Litigation: The New Reality for Defined Contribution Plans

By Randy Myers

 

For the past decade, sponsoring or servicing a retirement savings plan has been fraught with litigation risk. It could get worse.

The targeting of retirement plans by the plaintiffs’ bar began in earnest in September 2006 when the St. Louis-based law firm of Schlichter Bogard & Denton filed lawsuits against several high-profile 401(k) plans. Most of the suits alleged the plans had been paying excessive fees to service providers, to the detriment of plan participants. The Schlichter firm has not prevailed yet in any of these cases, but it has collected more than $300 million in settlements. In the years since, more lawsuits have followed, not only against 401(k) plans but also, more recently, 403(b) plans. These suits allege a range of violations of the Employee Retirement Income Security Act (ERISA), including the increasingly popular claim that plans offered too many actively managed funds and not enough passively managed funds.

Now, plan sponsors, and their vendors and advisors, could be facing even more potential liability as a result of a new fiduciary rule handed down earlier this year by the Department of Labor. Scheduled to become applicable on April 10, 2017, the rule broadens the definition of a plan fiduciary under ERISA to cover anyone who makes investment recommendations to a retirement plan sponsor, plan participant, or owner of an Individual Retirement Account.

“The rule is intended to expand the universe of people who are subject to fiduciary responsibility,” said Eric Mattson, a Partner, Class Action Litigation, for the law firm of Sidley Austin LLP, during a presentation at the 2016 SVIA Fall Forum in Washington, D.C. “And just like night follows day, litigation follows fiduciary status.”

The most recent ERISA lawsuits have targeted 403(b) plans at prominent private universities such as Yale, the Massachusetts Institute of Technology, and New York University.
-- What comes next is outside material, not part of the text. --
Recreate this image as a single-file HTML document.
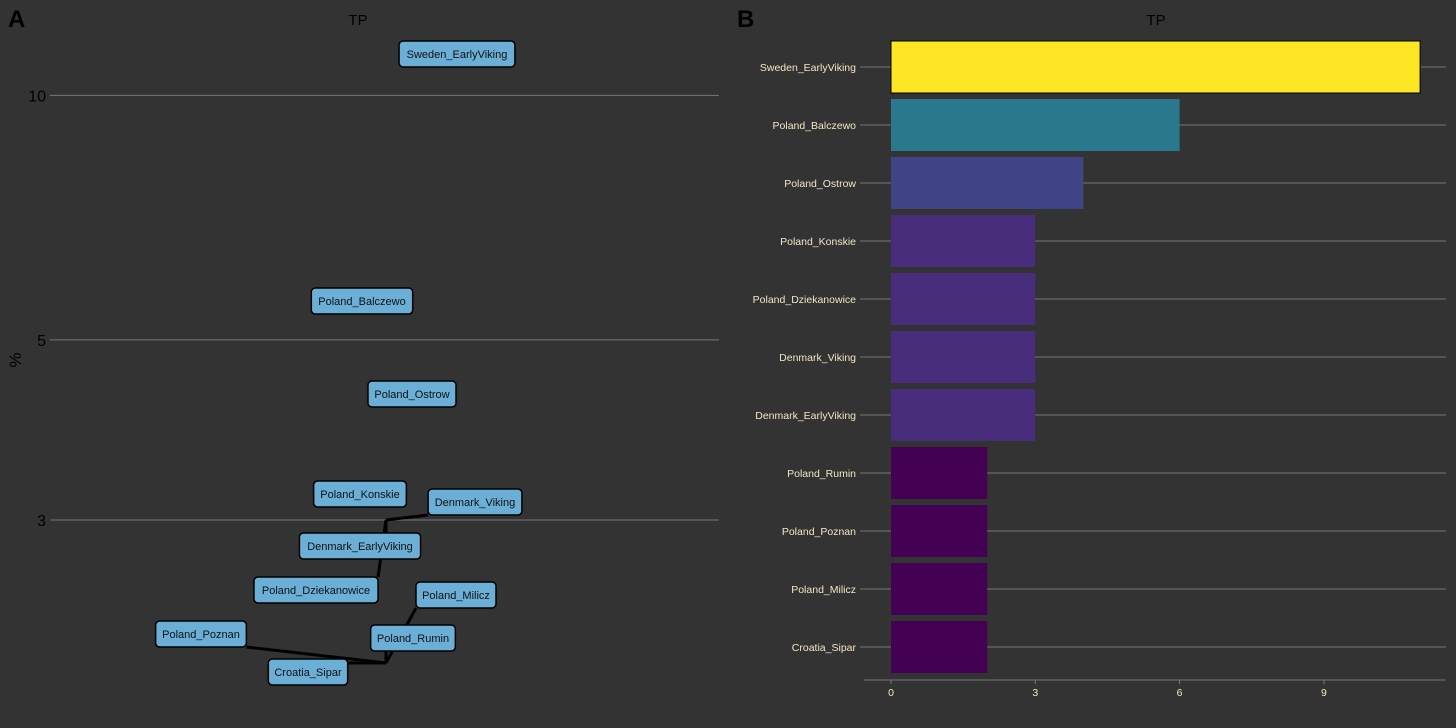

The suits are similar to the 401(k) lawsuits, but with some new twists. Among other things, Mattson said, they contend that the plans offered too many investment options, which made them confusing for participants, and that they used multiple recordkeepers instead of one, incurring higher-than-necessary expenses. “There’s a whole menu of claims and theories in these lawsuits that have not yet been tested, because 403(b) plans tend to have different structures than 401(k) plans,” Mattson said.

One of the problems for fiduciaries in this new legal environment, Mattson said, is that guidance on what it means to be a fiduciary is not as explicit as it could be. At a high level, fiduciaries have duties of loyalty and prudence to their retirement plans and plan participants. Typically, this has been interpreted to mean that fiduciaries should make sure investment options offered are prudent, and that fees are not excessive. But attorneys say that guidance is muddy. In Tibble v. Edison International in 2015, Mattson noted, the U.S. Supreme Court confirmed that fiduciaries have a continuing duty “of some kind” to monitor investments and remove imprudent ones, and to conduct a regular review of investments, with the nature and timing of those reviews contingent on the circumstances. “Good luck advising plans on exactly what they are supposed to do,” Mattson said of those instructions. He added that if nothing else, it means fiduciaries cannot—if they ever could—just “set and forget” a lineup of investment options for a retirement plan.
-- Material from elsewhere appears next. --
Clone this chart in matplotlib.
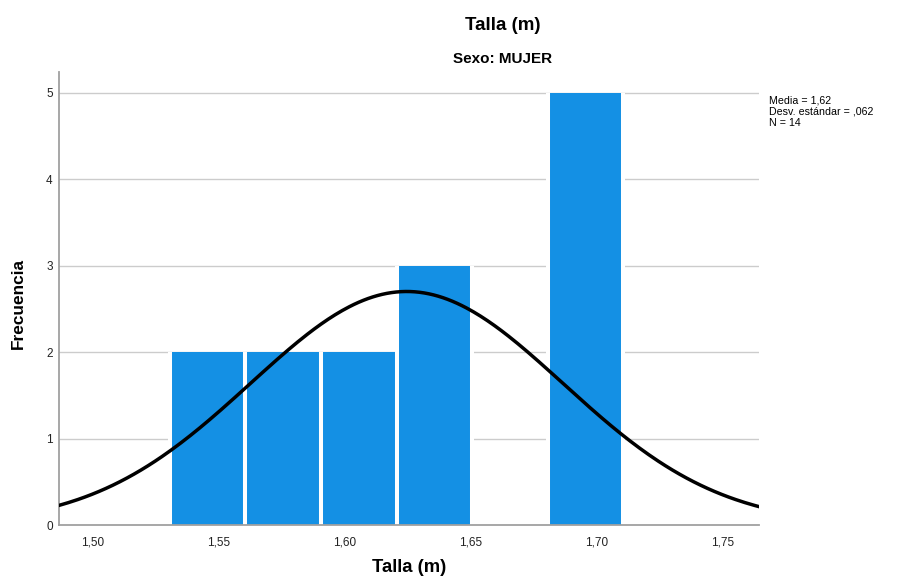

Where stable value has been an issue in retirement-plan lawsuits, Mattson said claims often have revolved around the idea that plans breached their fiduciary duty by offering participants a money market fund rather than a higher-yielding stable value fund. To date, he said, courts have generally not bought into this argument. Defendants have successfully argued that they chose money market funds after thoughtful consideration of the pros and cons of each type of investment.

In one case, Mattson added, the plaintiffs argued that because the stable value provider had sole and exclusive discretion to determine its product’s crediting rate—and to set that rate below its internal rate of return—the provider was guaranteeing itself a substantial profit and not disclosing this to participants. Like many other defense attorneys, Mattson said he does not put much stock in this argument, but he noted that there has been no ruling in the case to date. He also noted that the more a crediting rate relies on a stated formula, the less risk a stable value provider should run.
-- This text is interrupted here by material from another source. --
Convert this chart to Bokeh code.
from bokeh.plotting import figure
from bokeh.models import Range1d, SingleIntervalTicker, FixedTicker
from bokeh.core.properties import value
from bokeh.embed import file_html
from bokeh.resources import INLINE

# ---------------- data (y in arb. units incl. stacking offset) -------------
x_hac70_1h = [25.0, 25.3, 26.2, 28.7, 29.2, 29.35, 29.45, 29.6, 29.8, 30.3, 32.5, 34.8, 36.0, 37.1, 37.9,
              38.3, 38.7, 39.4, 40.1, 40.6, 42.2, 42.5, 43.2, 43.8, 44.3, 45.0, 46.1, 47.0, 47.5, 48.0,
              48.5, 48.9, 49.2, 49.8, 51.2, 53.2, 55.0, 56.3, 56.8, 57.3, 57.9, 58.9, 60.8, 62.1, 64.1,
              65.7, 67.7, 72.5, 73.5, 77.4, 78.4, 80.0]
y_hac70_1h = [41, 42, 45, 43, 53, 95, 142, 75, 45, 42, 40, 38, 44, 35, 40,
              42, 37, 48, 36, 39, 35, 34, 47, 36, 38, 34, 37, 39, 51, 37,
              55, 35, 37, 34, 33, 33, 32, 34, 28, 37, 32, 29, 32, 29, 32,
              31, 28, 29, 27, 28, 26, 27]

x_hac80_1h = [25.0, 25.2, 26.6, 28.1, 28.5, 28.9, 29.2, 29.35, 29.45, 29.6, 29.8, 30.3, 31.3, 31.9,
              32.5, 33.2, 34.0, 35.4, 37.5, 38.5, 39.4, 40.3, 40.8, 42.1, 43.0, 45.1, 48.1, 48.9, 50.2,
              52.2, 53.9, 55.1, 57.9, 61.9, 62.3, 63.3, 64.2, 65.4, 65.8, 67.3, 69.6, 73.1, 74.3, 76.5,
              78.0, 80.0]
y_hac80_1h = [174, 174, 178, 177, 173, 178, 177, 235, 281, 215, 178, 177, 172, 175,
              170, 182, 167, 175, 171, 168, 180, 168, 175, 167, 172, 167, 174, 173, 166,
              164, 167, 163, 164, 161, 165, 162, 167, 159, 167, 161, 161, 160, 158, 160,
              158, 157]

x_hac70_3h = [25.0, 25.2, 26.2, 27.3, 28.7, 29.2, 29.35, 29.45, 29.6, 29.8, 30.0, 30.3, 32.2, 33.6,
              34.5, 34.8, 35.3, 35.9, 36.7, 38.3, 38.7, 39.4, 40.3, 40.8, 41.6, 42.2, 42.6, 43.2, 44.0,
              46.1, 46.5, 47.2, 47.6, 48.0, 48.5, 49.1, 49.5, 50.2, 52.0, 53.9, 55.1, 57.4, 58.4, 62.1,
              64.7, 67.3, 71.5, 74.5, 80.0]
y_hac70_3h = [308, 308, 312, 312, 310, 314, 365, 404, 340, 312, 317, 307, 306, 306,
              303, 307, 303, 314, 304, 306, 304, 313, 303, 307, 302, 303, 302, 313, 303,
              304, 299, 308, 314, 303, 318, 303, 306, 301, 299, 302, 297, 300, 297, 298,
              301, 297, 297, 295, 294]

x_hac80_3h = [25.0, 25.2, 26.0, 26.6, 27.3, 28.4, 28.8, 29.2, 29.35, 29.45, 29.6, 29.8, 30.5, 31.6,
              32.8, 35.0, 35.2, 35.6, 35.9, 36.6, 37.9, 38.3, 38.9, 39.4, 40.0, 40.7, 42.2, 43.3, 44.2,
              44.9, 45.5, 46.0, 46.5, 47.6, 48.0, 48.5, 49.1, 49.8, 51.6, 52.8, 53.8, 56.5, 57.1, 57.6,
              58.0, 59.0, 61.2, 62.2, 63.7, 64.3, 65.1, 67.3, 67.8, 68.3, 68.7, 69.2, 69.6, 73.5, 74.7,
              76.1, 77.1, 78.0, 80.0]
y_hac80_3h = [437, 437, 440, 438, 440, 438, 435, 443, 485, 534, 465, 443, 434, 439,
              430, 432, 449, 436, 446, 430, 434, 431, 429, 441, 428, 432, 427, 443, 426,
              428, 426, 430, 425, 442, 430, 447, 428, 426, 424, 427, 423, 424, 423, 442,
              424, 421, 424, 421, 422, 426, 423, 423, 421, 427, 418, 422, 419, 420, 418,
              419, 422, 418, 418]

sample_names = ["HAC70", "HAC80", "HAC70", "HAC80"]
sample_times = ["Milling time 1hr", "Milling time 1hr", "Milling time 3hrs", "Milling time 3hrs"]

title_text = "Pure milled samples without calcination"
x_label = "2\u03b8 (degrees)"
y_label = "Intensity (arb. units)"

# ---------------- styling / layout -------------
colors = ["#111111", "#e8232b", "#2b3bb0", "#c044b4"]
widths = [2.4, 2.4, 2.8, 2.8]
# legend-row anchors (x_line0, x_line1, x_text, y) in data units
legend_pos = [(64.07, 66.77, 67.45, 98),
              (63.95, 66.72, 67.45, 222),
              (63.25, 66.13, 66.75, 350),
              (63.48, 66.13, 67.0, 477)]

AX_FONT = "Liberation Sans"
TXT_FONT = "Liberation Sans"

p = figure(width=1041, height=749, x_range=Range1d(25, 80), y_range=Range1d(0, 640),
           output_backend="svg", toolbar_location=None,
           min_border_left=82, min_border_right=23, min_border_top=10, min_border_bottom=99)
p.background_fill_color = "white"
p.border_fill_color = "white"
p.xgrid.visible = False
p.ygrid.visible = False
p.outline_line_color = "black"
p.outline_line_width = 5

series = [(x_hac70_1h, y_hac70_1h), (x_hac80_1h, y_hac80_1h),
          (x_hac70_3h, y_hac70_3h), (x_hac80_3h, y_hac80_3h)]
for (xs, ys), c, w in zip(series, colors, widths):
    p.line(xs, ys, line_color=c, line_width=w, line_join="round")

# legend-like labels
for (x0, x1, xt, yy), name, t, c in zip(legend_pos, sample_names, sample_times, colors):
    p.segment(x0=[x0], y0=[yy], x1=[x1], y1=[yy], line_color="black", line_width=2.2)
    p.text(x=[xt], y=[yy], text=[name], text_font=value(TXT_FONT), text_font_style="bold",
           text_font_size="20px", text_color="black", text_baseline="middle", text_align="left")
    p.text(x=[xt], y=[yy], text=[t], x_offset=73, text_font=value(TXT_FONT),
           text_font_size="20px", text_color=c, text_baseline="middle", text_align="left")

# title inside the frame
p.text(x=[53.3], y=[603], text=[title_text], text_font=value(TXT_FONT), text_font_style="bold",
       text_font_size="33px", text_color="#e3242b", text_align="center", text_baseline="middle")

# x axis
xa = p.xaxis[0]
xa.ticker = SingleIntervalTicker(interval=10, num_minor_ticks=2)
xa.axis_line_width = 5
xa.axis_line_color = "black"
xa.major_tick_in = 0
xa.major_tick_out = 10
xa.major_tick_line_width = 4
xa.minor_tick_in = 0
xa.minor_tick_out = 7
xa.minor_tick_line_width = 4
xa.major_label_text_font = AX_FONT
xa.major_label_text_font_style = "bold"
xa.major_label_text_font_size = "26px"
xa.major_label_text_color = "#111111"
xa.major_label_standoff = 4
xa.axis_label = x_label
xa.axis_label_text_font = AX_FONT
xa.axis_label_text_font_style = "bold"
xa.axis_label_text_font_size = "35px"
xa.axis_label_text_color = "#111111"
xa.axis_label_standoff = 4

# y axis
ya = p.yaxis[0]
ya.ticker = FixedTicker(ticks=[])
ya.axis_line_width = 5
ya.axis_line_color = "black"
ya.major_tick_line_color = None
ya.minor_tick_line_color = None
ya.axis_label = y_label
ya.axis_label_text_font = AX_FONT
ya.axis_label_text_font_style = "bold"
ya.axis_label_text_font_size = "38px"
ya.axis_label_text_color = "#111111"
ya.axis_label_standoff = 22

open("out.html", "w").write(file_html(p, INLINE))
In still another case, Mattson said, plaintiffs have argued that a stable value fund invested too conservatively, leading to lower-than-necessary returns for investors. That case is continuing to wind its way through the court system.

What should fiduciaries do in the wake of all this litigation? Some things are obvious, Mattson said, advising that they:

  • Conduct regular reviews of their investment lineup
  • Adopt an investment policy statement
  • Show their work (show they went through processes and thought about what they were doing in making decisions)
  • Consider expenses
  • Consider the performance of investment options
  • Consider the effect of changes to an investment fund
  • Consider hiring a consultant, or perhaps a formal fiduciary investment advisor
  • Consider offering a stable value fund as a plan investment option instead of, or in addition to, a money market fund.